Haley: You’ve mentioned this a couple of times, and I want to drill down on it. There’s a debate on Capitol Hill and in think tank circles—it sounds like you discussed it with some of the members of parliament there—about strategic ambiguity and whether America should clearly say, “We will help defend Taiwan if it is attacked by China.” Do you agree with that? Do you think America should come out and say that? Or do you think that ambiguity is still necessary?
Rep. Beyer: If you give me permission to change my mind as the world evolves. For the moment, I think our strategic ambiguity has worked well for a long time. And in many ways, the Russia-Ukraine war—the way the world has responded to it under our leadership in the enormous economic sanctions, for example—it points out that there are ways of deterring Chinese aggression without having to send 20,000 Marines or F-35s. Having that ambiguity, that uncertainty, probably is helpful. … They can pay an enormous penalty without having to exchange weapon fire. And this is especially true; for the first time since the early ‘60s, our economy is growing faster than theirs.
Haley: In responding to the war in Ukraine, there were sort of some political hurdles to a lot of the sanctions on Russia. It’s almost a question of—especially you see this in Germany and places that are dependent on Russia—it’s a question of willpower. So you mention that we have these tools available to us if China attacks Taiwan, but do we have the willpower to take those punitive economic measures?

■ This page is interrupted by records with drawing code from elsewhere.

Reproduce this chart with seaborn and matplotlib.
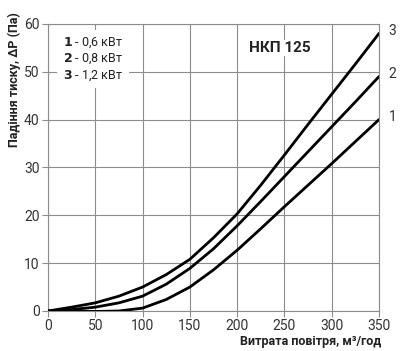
import numpy as np
import pandas as pd
import matplotlib
matplotlib.use("Agg")
import matplotlib.pyplot as plt
import seaborn as sns

# flow (m3/h) and pressure drop (Pa)
flow = [0, 25, 50, 75, 100, 125, 150, 175, 200, 225, 250, 275, 300, 325, 350]
dp_1 = [0, 0, -0.1, 0, 0.6, 2.4, 5.0, 8.6, 12.7, 17.2, 21.8, 26.3, 30.8, 35.4, 40.0]
dp_2 = [0, 0.3, 0.8, 1.7, 3.1, 5.6, 8.9, 13.0, 17.8, 22.9, 28.1, 33.3, 38.5, 43.7, 49.0]
dp_3 = [0, 0.8, 1.7, 3.1, 5.0, 7.6, 10.8, 15.3, 20.3, 26.3, 32.6, 39.0, 45.3, 51.6, 58.0]
curve_names = ["1", "2", "3"]
legend_power = ["0,6 кВт", "0,8 кВт", "1,2 кВт"]

df = pd.DataFrame({
    "flow": flow * 3,
    "dp": dp_1 + dp_2 + dp_3,
    "curve": sum([[c] * len(flow) for c in curve_names], []),
})

sns.set_theme(style="white")
plt.rcParams["font.family"] = ["Roboto", "DejaVu Sans"]

fig = plt.figure(figsize=(4.0, 3.51), dpi=100)
ax = fig.add_axes([0.12, 0.114, 0.8275, 0.818])

sns.lineplot(data=df, x="flow", y="dp", hue="curve", palette=["black"] * 3,
             linewidth=2.0, legend=False, ax=ax, zorder=3)

ax.set_xlim(0, 350)
ax.set_ylim(0, 60)
ax.set_xticks(range(0, 351, 50))
ax.set_yticks(range(0, 61, 10))
ax.grid(True, color="#8c8c8c", linewidth=0.8)
for s in ax.spines.values():
    s.set_color("#8c8c8c")
    s.set_linewidth(0.8)
ax.tick_params(axis="both", colors="#8c8c8c", labelcolor="#333333",
               labelsize=10, length=4, width=0.8, direction="out",
               left=True, bottom=True, pad=2)
ax.set_xlabel("")
ax.set_ylabel("")

# legend block
leg_txt = "\n".join(f"$\\bf{{{c}}}$ - {p}" for c, p in zip(curve_names, legend_power))
ax.text(0.045, 0.96, leg_txt, transform=ax.transAxes, fontsize=9, va="top",
        ha="left", color="#222222", linespacing=1.2, zorder=4,
        bbox=dict(facecolor="white", edgecolor="none", pad=4))

ax.text(0.70, 0.916, "НКП 125", transform=ax.transAxes, fontsize=11,
        fontweight="bold", ha="center", va="center", color="#222222",
        bbox=dict(facecolor="white", edgecolor="none", pad=1), zorder=4)

# curve numbers at the right end
for c, ys in zip(curve_names, [dp_1, dp_2, dp_3]):
    ax.annotate(c, xy=(flow[-1], ys[-1]), xytext=(7, 2), textcoords="offset points",
                fontsize=10, color="#333333", ha="left", va="center",
                annotation_clip=False)

fig.text(0.035, 1 - 80 / 351, "Падіння тиску, ΔP (Па)", rotation=90,
         fontsize=9, fontweight="bold", ha="center", va="center", color="#222222")
fig.text(0.952, 1 - 341 / 351, "Витрата повітря, м³/год", fontsize=9,
         fontweight="bold", ha="right", va="center", color="#222222")

fig.savefig("out.png", dpi=100)
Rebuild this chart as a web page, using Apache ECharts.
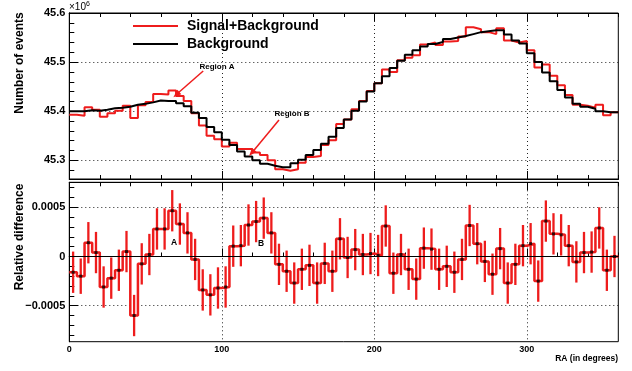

Rep. Beyer: I would think so. In many ways, they might be easier than Russia. Russia has oil, coal, and natural gas to hold over the heads of much of Europe and Israel and the like. China does not have that. They have a lot of consumer goods that they sell to the rest of the world. So it might be easier. Also China, from what I understand, their diplomacy tends to be rough. They’re good at spreading money around to, say, the African countries and some in central America and the like, but they don’t do it in a way that necessarily makes friends. You know, sort of trying to buy loyalty because they can’t do it with their values. They can’t hold out the prospect of the American dream, which is so attractive to people around the world. Self-determination and freedom and democracy, but they can’t do any of that. The promise of autocracy doesn’t really work very well.